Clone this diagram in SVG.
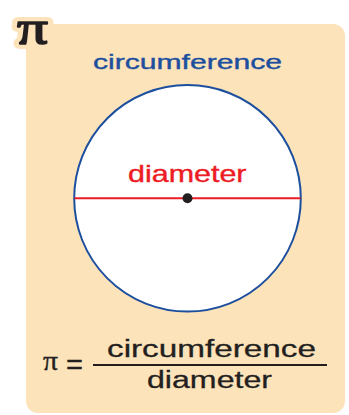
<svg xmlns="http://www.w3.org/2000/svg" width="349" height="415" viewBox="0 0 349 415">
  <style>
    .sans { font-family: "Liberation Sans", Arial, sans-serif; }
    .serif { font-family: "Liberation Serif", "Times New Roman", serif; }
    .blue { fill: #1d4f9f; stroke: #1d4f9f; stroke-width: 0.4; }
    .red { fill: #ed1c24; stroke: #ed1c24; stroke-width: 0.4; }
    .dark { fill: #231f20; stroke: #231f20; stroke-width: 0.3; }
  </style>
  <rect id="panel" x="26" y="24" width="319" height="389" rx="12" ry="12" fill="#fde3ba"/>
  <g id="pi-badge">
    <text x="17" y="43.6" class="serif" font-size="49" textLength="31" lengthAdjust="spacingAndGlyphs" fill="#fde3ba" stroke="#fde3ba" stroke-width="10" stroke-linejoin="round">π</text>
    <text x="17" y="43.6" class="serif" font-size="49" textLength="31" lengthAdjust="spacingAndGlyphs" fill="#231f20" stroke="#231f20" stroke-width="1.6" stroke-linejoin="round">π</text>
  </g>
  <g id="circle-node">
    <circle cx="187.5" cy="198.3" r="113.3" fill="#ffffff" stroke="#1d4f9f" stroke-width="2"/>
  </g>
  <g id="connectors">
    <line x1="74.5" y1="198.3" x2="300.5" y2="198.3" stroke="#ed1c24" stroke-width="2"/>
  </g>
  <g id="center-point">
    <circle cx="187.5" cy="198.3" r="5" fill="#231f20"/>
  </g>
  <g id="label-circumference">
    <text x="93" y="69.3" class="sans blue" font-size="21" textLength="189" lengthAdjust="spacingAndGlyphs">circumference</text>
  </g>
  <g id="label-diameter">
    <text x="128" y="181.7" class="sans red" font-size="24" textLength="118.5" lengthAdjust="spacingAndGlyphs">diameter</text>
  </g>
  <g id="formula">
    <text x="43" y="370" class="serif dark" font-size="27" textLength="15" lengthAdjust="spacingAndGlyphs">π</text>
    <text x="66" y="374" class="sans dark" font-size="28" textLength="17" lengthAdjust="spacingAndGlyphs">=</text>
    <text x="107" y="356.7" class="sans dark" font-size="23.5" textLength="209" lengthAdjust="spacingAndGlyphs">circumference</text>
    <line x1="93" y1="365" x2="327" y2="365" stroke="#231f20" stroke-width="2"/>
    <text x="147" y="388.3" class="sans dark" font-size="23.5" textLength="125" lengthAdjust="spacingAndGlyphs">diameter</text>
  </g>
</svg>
--
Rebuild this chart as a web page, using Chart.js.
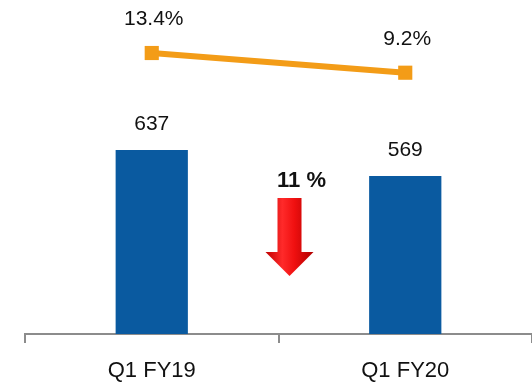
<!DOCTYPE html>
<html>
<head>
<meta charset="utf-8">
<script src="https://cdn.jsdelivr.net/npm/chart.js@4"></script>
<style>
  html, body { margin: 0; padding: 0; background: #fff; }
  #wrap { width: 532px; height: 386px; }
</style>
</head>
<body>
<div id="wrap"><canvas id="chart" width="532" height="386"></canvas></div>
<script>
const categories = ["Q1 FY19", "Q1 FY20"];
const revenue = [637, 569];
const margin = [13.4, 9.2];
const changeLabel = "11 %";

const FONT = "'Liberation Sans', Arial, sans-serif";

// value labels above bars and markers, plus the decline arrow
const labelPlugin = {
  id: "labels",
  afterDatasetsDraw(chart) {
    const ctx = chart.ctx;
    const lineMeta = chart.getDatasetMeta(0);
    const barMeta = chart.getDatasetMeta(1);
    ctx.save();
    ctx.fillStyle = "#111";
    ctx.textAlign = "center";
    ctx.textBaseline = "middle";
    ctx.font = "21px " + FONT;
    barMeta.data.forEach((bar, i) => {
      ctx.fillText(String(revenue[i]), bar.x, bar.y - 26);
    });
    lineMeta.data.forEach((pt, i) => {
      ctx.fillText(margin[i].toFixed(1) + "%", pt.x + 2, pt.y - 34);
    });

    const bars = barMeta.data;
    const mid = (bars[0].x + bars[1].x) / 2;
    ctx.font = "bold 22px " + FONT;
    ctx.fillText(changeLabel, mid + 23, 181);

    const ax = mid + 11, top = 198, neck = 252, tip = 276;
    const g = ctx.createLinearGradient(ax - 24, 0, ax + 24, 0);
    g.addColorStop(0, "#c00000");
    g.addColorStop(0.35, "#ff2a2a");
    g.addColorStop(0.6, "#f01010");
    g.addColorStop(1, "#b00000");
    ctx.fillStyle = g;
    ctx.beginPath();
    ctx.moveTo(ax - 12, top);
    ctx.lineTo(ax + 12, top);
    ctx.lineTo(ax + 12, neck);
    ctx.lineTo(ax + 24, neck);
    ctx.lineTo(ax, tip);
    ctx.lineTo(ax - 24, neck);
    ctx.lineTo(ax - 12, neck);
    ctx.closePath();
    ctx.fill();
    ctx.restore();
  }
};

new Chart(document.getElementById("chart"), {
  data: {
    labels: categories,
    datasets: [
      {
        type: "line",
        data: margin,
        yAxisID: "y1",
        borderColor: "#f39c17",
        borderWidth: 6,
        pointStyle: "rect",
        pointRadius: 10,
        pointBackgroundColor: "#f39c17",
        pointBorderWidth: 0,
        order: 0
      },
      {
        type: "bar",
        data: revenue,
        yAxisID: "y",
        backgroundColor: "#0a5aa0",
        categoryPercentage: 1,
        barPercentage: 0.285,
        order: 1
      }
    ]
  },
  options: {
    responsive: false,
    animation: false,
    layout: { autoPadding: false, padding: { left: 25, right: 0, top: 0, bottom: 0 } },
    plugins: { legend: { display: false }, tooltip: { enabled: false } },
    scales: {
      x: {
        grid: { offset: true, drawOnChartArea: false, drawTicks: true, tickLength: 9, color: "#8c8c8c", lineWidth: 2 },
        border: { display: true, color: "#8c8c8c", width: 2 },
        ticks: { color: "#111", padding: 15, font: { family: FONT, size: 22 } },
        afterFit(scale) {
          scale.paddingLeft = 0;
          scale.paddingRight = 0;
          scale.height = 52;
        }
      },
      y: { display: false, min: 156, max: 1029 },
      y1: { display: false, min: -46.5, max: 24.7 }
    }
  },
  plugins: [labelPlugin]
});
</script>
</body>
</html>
==
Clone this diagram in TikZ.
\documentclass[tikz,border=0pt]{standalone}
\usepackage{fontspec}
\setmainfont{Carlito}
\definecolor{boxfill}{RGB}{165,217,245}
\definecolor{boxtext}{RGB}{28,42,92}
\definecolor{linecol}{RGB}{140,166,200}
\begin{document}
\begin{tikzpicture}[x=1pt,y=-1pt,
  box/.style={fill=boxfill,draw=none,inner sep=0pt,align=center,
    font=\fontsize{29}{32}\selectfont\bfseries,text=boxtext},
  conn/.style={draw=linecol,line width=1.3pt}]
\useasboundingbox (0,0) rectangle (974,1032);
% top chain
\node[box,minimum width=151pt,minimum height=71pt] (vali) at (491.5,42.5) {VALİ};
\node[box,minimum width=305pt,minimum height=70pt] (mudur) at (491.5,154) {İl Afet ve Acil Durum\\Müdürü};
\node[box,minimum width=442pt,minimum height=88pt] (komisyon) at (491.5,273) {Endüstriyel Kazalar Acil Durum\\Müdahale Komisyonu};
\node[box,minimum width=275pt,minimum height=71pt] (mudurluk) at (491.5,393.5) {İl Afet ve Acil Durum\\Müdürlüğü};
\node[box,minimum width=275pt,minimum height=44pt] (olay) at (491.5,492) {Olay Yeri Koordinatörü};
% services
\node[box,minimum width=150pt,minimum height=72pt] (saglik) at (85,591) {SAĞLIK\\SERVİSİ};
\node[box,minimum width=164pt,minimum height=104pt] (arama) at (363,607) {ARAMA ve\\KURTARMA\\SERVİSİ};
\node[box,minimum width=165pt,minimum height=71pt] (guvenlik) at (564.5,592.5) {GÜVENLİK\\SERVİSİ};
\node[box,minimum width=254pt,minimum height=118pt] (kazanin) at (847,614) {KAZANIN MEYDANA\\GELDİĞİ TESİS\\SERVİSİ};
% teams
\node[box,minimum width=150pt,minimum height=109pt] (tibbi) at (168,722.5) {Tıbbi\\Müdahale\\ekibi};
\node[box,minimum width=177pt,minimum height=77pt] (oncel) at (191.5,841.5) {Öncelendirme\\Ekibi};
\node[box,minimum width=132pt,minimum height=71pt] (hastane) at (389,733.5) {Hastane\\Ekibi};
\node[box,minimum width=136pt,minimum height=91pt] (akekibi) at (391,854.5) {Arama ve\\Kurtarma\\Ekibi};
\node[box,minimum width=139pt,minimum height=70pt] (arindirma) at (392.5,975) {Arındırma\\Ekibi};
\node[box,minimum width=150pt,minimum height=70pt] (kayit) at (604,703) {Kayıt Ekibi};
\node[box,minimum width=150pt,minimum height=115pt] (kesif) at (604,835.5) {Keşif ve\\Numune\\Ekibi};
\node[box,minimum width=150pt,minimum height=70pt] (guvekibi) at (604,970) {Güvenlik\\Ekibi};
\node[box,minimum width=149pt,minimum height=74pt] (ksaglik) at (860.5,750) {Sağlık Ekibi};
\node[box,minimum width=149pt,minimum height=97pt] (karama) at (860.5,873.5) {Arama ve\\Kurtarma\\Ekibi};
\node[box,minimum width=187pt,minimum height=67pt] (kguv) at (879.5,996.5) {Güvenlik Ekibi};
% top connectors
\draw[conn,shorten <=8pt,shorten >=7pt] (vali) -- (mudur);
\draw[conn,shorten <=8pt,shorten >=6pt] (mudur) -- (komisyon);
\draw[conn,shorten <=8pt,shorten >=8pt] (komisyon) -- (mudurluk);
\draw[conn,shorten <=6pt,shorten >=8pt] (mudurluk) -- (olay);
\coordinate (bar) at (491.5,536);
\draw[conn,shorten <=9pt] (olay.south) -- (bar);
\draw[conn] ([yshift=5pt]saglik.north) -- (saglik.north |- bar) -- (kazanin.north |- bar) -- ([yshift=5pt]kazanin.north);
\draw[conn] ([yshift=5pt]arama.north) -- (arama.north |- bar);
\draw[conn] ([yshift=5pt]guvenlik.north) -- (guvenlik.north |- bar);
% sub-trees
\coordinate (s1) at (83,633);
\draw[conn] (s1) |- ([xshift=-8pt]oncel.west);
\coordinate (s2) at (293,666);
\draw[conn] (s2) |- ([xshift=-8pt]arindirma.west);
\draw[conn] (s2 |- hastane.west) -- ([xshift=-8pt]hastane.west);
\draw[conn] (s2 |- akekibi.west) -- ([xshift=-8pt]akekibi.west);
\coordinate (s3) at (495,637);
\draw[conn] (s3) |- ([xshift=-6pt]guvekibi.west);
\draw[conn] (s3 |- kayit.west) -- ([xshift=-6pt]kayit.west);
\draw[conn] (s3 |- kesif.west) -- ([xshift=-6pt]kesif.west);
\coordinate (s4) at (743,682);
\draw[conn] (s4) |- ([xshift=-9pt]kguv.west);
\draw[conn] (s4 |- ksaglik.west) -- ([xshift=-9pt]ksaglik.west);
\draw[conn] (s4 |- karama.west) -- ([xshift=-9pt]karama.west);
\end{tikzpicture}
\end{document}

*Directions*. Take each line of the material that contains the word "diagram" and list it.

*Output of the exercise*.
Clone this diagram in SVG.
Clone this diagram in TikZ.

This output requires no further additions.